COLLECTED MATERIAL

-----

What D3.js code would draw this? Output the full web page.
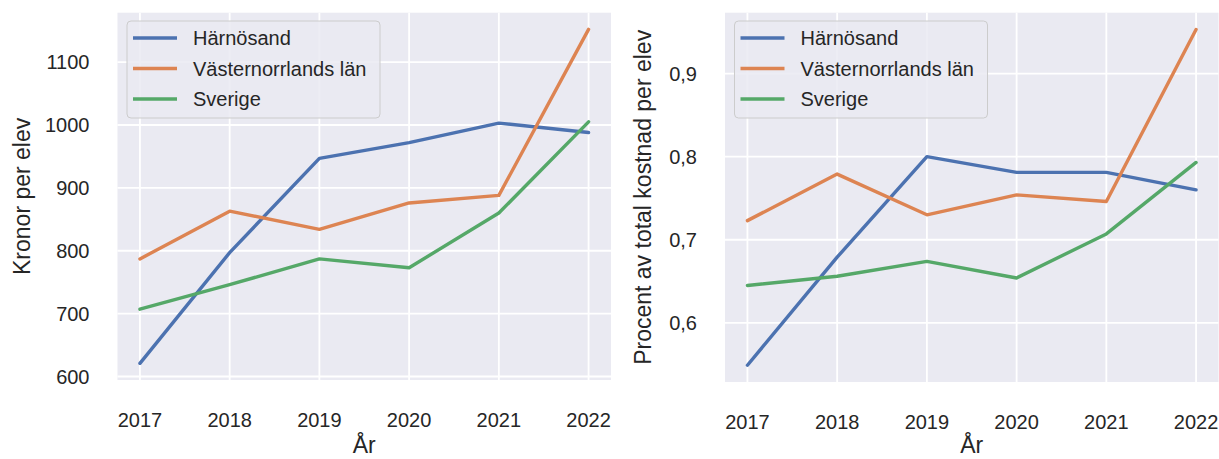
<!DOCTYPE html>
<html>
<head>
    <meta charset="utf-8">
    <script src="https://cdnjs.cloudflare.com/ajax/libs/d3/7.8.5/d3.min.js"></script>
    <style>
        body { margin: 0; background: #fff; }
        svg { display: block; }
        text {
            font-family: "Liberation Sans", Arial, sans-serif;
            fill: #262626;
        }
        .grid line { stroke: #fff; stroke-width: 1.8px; }
        .tick-label { font-size: 20px; }
        .axis-label { font-size: 23px; }
        .legend text { font-size: 20px; }
    </style>
</head>
<body>
    <div id="chart"></div>
    <script>
        // Data
        const years = [2017, 2018, 2019, 2020, 2021, 2022];
        const seriesNames = ["Härnösand", "Västernorrlands län", "Sverige"];
        const colors = ["#4c72b0", "#dd8452", "#55a868"];

        // Kronor per elev
        const kronorHarnosand = [621, 797, 947, 972, 1003, 988];
        const kronorLan = [787, 863, 834, 876, 888, 1152];
        const kronorSverige = [707, 746, 787, 773, 860, 1005];

        // Procent av total kostnad per elev
        const procentHarnosand = [0.549, 0.679, 0.800, 0.781, 0.781, 0.760];
        const procentLan = [0.723, 0.779, 0.730, 0.754, 0.746, 0.953];
        const procentSverige = [0.645, 0.656, 0.674, 0.654, 0.707, 0.793];

        const kronorTicks = [600, 700, 800, 900, 1000, 1100];
        const procentTicks = [0.6, 0.7, 0.8, 0.9];

        const width = 1219;
        const height = 459;

        const svg = d3.select("#chart")
            .append("svg")
            .attr("width", width)
            .attr("height", height);

        // Swedish decimal comma
        const sv = d3.formatLocale({ decimal: ",", thousands: "\u00a0", grouping: [3], currency: ["", " kr"] });

        const panels = [
            {
                left: 117.5, right: 611, top: 12.7, bottom: 380,
                series: [kronorHarnosand, kronorLan, kronorSverige],
                ticks: kronorTicks,
                format: sv.format("d"),
                ylabel: "Kronor per elev",
                ylabelX: 22
            },
            {
                left: 725, right: 1218.5, top: 12.7, bottom: 382,
                series: [procentHarnosand, procentLan, procentSverige],
                ticks: procentTicks,
                format: sv.format(".1f"),
                ylabel: "Procent av total kostnad per elev",
                ylabelX: 643
            }
        ];

        panels.forEach(drawPanel);

        function drawPanel(p) {
            const g = svg.append("g");

            // matplotlib-like 5% margins
            const xPad = (years[years.length - 1] - years[0]) * 0.05;
            const x = d3.scaleLinear()
                .domain([years[0] - xPad, years[years.length - 1] + xPad])
                .range([p.left, p.right]);

            const ext = d3.extent(p.series.flat());
            const yPad = (ext[1] - ext[0]) * 0.05;
            const y = d3.scaleLinear()
                .domain([ext[0] - yPad, ext[1] + yPad])
                .range([p.bottom, p.top]);

            // background
            g.append("rect")
                .attr("x", p.left)
                .attr("y", p.top)
                .attr("width", p.right - p.left)
                .attr("height", p.bottom - p.top)
                .attr("fill", "#eaeaf2");

            // grid
            const grid = g.append("g").attr("class", "grid");
            grid.selectAll(".vx")
                .data(years)
                .join("line")
                .attr("x1", d => x(d)).attr("x2", d => x(d))
                .attr("y1", p.top).attr("y2", p.bottom);
            grid.selectAll(".hy")
                .data(p.ticks)
                .join("line")
                .attr("x1", p.left).attr("x2", p.right)
                .attr("y1", d => y(d)).attr("y2", d => y(d));

            // tick labels
            g.append("g").selectAll("text")
                .data(years)
                .join("text")
                .attr("class", "tick-label")
                .attr("x", d => x(d))
                .attr("y", p.bottom + 47)
                .attr("text-anchor", "middle")
                .text(d => d);

            g.append("g").selectAll("text")
                .data(p.ticks)
                .join("text")
                .attr("class", "tick-label")
                .attr("x", p.left - 28)
                .attr("y", d => y(d))
                .attr("dy", "0.35em")
                .attr("text-anchor", "end")
                .text(d => p.format(d));

            // axis labels
            g.append("text")
                .attr("class", "axis-label")
                .attr("x", (p.left + p.right) / 2)
                .attr("y", 453)
                .attr("text-anchor", "middle")
                .text("År");

            g.append("text")
                .attr("class", "axis-label")
                .attr("transform", `translate(${p.ylabelX},${(p.top + p.bottom) / 2}) rotate(-90)`)
                .attr("dy", "0.35em")
                .attr("text-anchor", "middle")
                .text(p.ylabel);

            // lines
            const line = d3.line()
                .x((d, i) => x(years[i]))
                .y(d => y(d));

            g.append("g").selectAll("path")
                .data(p.series)
                .join("path")
                .attr("d", line)
                .attr("fill", "none")
                .attr("stroke", (d, i) => colors[i])
                .attr("stroke-width", 3.4)
                .attr("stroke-linejoin", "round")
                .attr("stroke-linecap", "round");

            // legend
            const lx = p.left + 9.5;
            const ly = p.top + 8.3;
            const legend = g.append("g").attr("class", "legend");
            legend.append("rect")
                .attr("x", lx)
                .attr("y", ly)
                .attr("width", 253)
                .attr("height", 97)
                .attr("rx", 4)
                .attr("fill", "#eaeaf2")
                .attr("fill-opacity", 0.85)
                .attr("stroke", "#cccccc")
                .attr("stroke-width", 1);

            const items = legend.selectAll(".item")
                .data(seriesNames)
                .join("g")
                .attr("transform", (d, i) => `translate(${lx},${ly + 17 + i * 30.5})`);
            items.append("line")
                .attr("x1", 6).attr("x2", 50)
                .attr("y1", 0).attr("y2", 0)
                .attr("stroke", (d, i) => colors[i])
                .attr("stroke-width", 3.4);
            items.append("text")
                .attr("x", 66)
                .attr("dy", "0.35em")
                .text(d => d);
        }
    </script>
</body>
</html>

-----

TO BE DONE
Copy out every line of the material above exactly, skipping the pictures.

FULL RESPONSE
What D3.js code would draw this? Output the full web page.
<!DOCTYPE html>
<html>
<head>
    <meta charset="utf-8">
    <script src="https://cdnjs.cloudflare.com/ajax/libs/d3/7.8.5/d3.min.js"></script>
    <style>
        body { margin: 0; background: #fff; }
        svg { display: block; }
        text {
            font-family: "Liberation Sans", Arial, sans-serif;
            fill: #262626;
        }
        .grid line { stroke: #fff; stroke-width: 1.8px; }
        .tick-label { font-size: 20px; }
        .axis-label { font-size: 23px; }
        .legend text { font-size: 20px; }
    </style>
</head>
<body>
    <div id="chart"></div>
    <script>
        // Data
        const years = [2017, 2018, 2019, 2020, 2021, 2022];
        const seriesNames = ["Härnösand", "Västernorrlands län", "Sverige"];
        const colors = ["#4c72b0", "#dd8452", "#55a868"];

        // Kronor per elev
        const kronorHarnosand = [621, 797, 947, 972, 1003, 988];
        const kronorLan = [787, 863, 834, 876, 888, 1152];
        const kronorSverige = [707, 746, 787, 773, 860, 1005];

        // Procent av total kostnad per elev
        const procentHarnosand = [0.549, 0.679, 0.800, 0.781, 0.781, 0.760];
        const procentLan = [0.723, 0.779, 0.730, 0.754, 0.746, 0.953];
        const procentSverige = [0.645, 0.656, 0.674, 0.654, 0.707, 0.793];

        const kronorTicks = [600, 700, 800, 900, 1000, 1100];
        const procentTicks = [0.6, 0.7, 0.8, 0.9];

        const width = 1219;
        const height = 459;

        const svg = d3.select("#chart")
            .append("svg")
            .attr("width", width)
            .attr("height", height);

        // Swedish decimal comma
        const sv = d3.formatLocale({ decimal: ",", thousands: "\u00a0", grouping: [3], currency: ["", " kr"] });

        const panels = [
            {
                left: 117.5, right: 611, top: 12.7, bottom: 380,
                series: [kronorHarnosand, kronorLan, kronorSverige],
                ticks: kronorTicks,
                format: sv.format("d"),
                ylabel: "Kronor per elev",
                ylabelX: 22
            },
            {
                left: 725, right: 1218.5, top: 12.7, bottom: 382,
                series: [procentHarnosand, procentLan, procentSverige],
                ticks: procentTicks,
                format: sv.format(".1f"),
                ylabel: "Procent av total kostnad per elev",
                ylabelX: 643
            }
        ];

        panels.forEach(drawPanel);

        function drawPanel(p) {
            const g = svg.append("g");

            // matplotlib-like 5% margins
            const xPad = (years[years.length - 1] - years[0]) * 0.05;
            const x = d3.scaleLinear()
                .domain([years[0] - xPad, years[years.length - 1] + xPad])
                .range([p.left, p.right]);

            const ext = d3.extent(p.series.flat());
            const yPad = (ext[1] - ext[0]) * 0.05;
            const y = d3.scaleLinear()
                .domain([ext[0] - yPad, ext[1] + yPad])
                .range([p.bottom, p.top]);

            // background
            g.append("rect")
                .attr("x", p.left)
                .attr("y", p.top)
                .attr("width", p.right - p.left)
                .attr("height", p.bottom - p.top)
                .attr("fill", "#eaeaf2");

            // grid
            const grid = g.append("g").attr("class", "grid");
            grid.selectAll(".vx")
                .data(years)
                .join("line")
                .attr("x1", d => x(d)).attr("x2", d => x(d))
                .attr("y1", p.top).attr("y2", p.bottom);
            grid.selectAll(".hy")
                .data(p.ticks)
                .join("line")
                .attr("x1", p.left).attr("x2", p.right)
                .attr("y1", d => y(d)).attr("y2", d => y(d));

            // tick labels
            g.append("g").selectAll("text")
                .data(years)
                .join("text")
                .attr("class", "tick-label")
                .attr("x", d => x(d))
                .attr("y", p.bottom + 47)
                .attr("text-anchor", "middle")
                .text(d => d);

            g.append("g").selectAll("text")
                .data(p.ticks)
                .join("text")
                .attr("class", "tick-label")
                .attr("x", p.left - 28)
                .attr("y", d => y(d))
                .attr("dy", "0.35em")
                .attr("text-anchor", "end")
                .text(d => p.format(d));

            // axis labels
            g.append("text")
                .attr("class", "axis-label")
                .attr("x", (p.left + p.right) / 2)
                .attr("y", 453)
                .attr("text-anchor", "middle")
                .text("År");

            g.append("text")
                .attr("class", "axis-label")
                .attr("transform", `translate(${p.ylabelX},${(p.top + p.bottom) / 2}) rotate(-90)`)
                .attr("dy", "0.35em")
                .attr("text-anchor", "middle")
                .text(p.ylabel);

            // lines
            const line = d3.line()
                .x((d, i) => x(years[i]))
                .y(d => y(d));

            g.append("g").selectAll("path")
                .data(p.series)
                .join("path")
                .attr("d", line)
                .attr("fill", "none")
                .attr("stroke", (d, i) => colors[i])
                .attr("stroke-width", 3.4)
                .attr("stroke-linejoin", "round")
                .attr("stroke-linecap", "round");

            // legend
            const lx = p.left + 9.5;
            const ly = p.top + 8.3;
            const legend = g.append("g").attr("class", "legend");
            legend.append("rect")
                .attr("x", lx)
                .attr("y", ly)
                .attr("width", 253)
                .attr("height", 97)
                .attr("rx", 4)
                .attr("fill", "#eaeaf2")
                .attr("fill-opacity", 0.85)
                .attr("stroke", "#cccccc")
                .attr("stroke-width", 1);

            const items = legend.selectAll(".item")
                .data(seriesNames)
                .join("g")
                .attr("transform", (d, i) => `translate(${lx},${ly + 17 + i * 30.5})`);
            items.append("line")
                .attr("x1", 6).attr("x2", 50)
                .attr("y1", 0).attr("y2", 0)
                .attr("stroke", (d, i) => colors[i])
                .attr("stroke-width", 3.4);
            items.append("text")
                .attr("x", 66)
                .attr("dy", "0.35em")
                .text(d => d);
        }
    </script>
</body>
</html>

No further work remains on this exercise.